Business Facebook Pages: They’re seemingly somewhere you just have to be. It depends on your brand of course—it’s not the right space for everyone. But it’s still the most popular (even though I definitely have my eye on Pinterest and Snapchat as they grow at an overwhelmingly fast rate). We, at Mad Media, finally decided to get on board. While we’re mainly a B2B brand, social media is something than impacts everyone—at least everyone that’s using it. And the thing is, everyone who’s on Facebook, scrolling through their news feeds, liking all my selfies… they’re all using it. So therefore, at least on some level, the content we share will likely matter to them. So it was time for us to set ourselves up. And that we did. (If you don’t already, click through and follow us!)
If you’re like us and you’re just getting your business set up on Facebook (or have been considering it and are now convinced you need to get started), here are a few tips for growing your fan base.
First things first: Don’t invite people to like a generic page with no images or logos, no information and no content. They’re far less likely to be interested because… well, you’re not interesting yet! Ensure your page is fully equipped with all your business information, features some nice imagery and company branding and also, features a few posts so they can get a feel for what you’ll be sharing.
Once you've got that all taken care of, it's time for the juicy stuff.
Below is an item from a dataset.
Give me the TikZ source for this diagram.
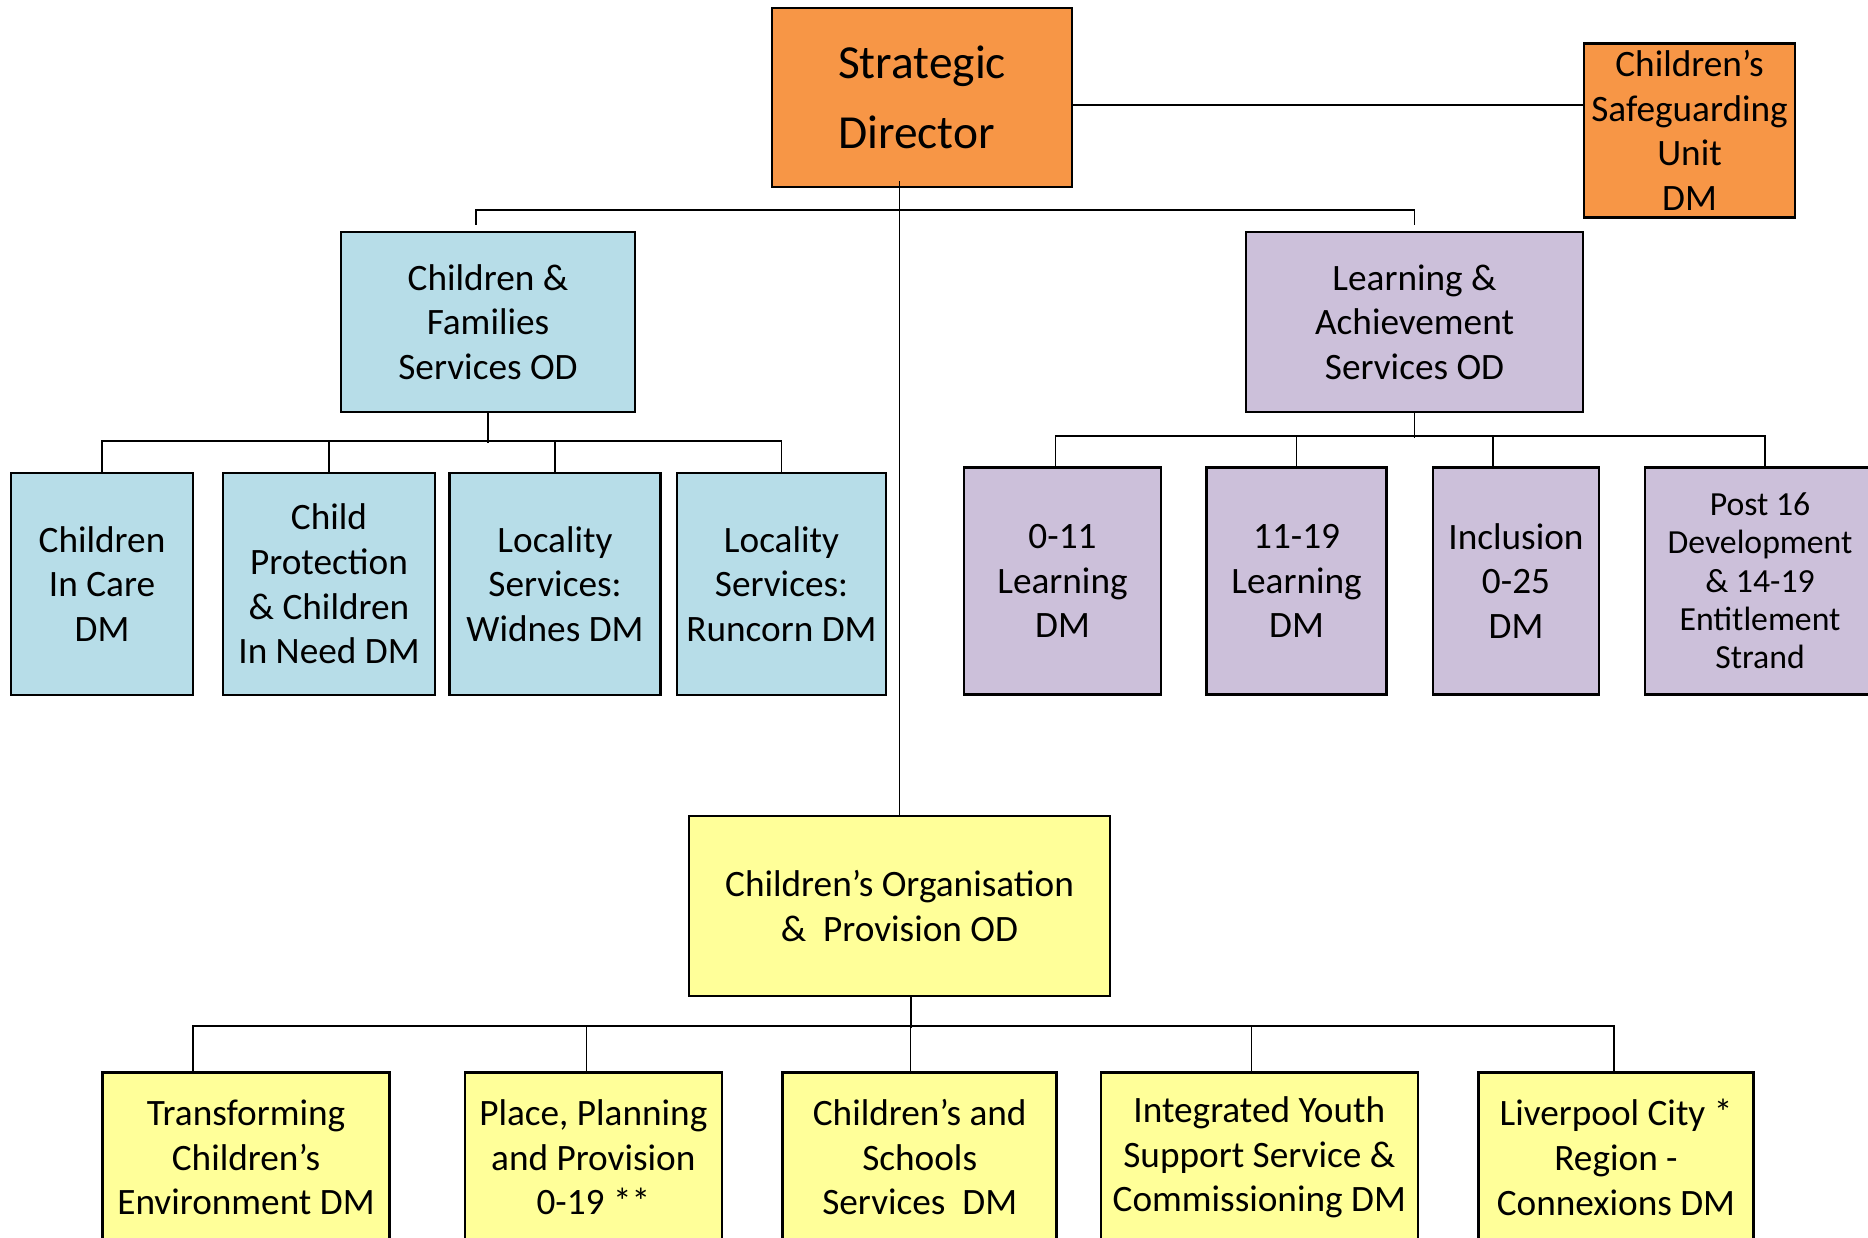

Have you ever heard the expression, “we are all just one degree away from closing a deal?” This has been proven, time and time again, to be true, and it’s the reason personal networking is so successful. This means, starting by inviting everyone from your personal network on Facebook to “Like” your page, is a great first step! Even if they aren’t a perfect fit for your target market, it’s likely that they know someone who is, or will meet someone in the future, and you want to be in the forefront of their mind as someone they want to recommend! (Fun fact: About 90% of my business has been from referrals via a personal network. )
Facebook offers some super affordable, easy-to-use, targeted paid advertising that you can and should take advantage of (it’s on my to do list for 2016). Simply input your targets and your budget, along with your credit card info, and your own ad will show up on screens of the very people who will likely care about what you have to say.
Is there someone in your industry who already has a great big following, chock-full of your target market? Well, reach out to them. So long as they’re not compeition, it’s possible and maybe even likely that they’ll want to share your new page with their followers. Think about the potential reach you could get all from a quick, personal message?! It could even grow to be a symbiotic, reciprocal relationship for both of your businesses as they grow. Cross-marketing is powerful, people!
These practices should get your fan base growing once you’re all set up, and then what you really need to focus on is content and how you’re going to provide value back to your fans! But that’s another conversation all together….
And the bonus lesson from this story: When people invite you to Like a Page on Facebook, they’ve worked the shit out of their pointer fingers and deserve some of your time and consideration. No, that doesn’t mean you have to like and follow. If the subject is totally irrelevant for you and you’re likely just going to find yourself annoyed by their frequent, un-relatable posts, then you should politely decline. That’s totally acceptable. But DO NOT ignore these invites. Think about your friends pointer fingers… Be considerate.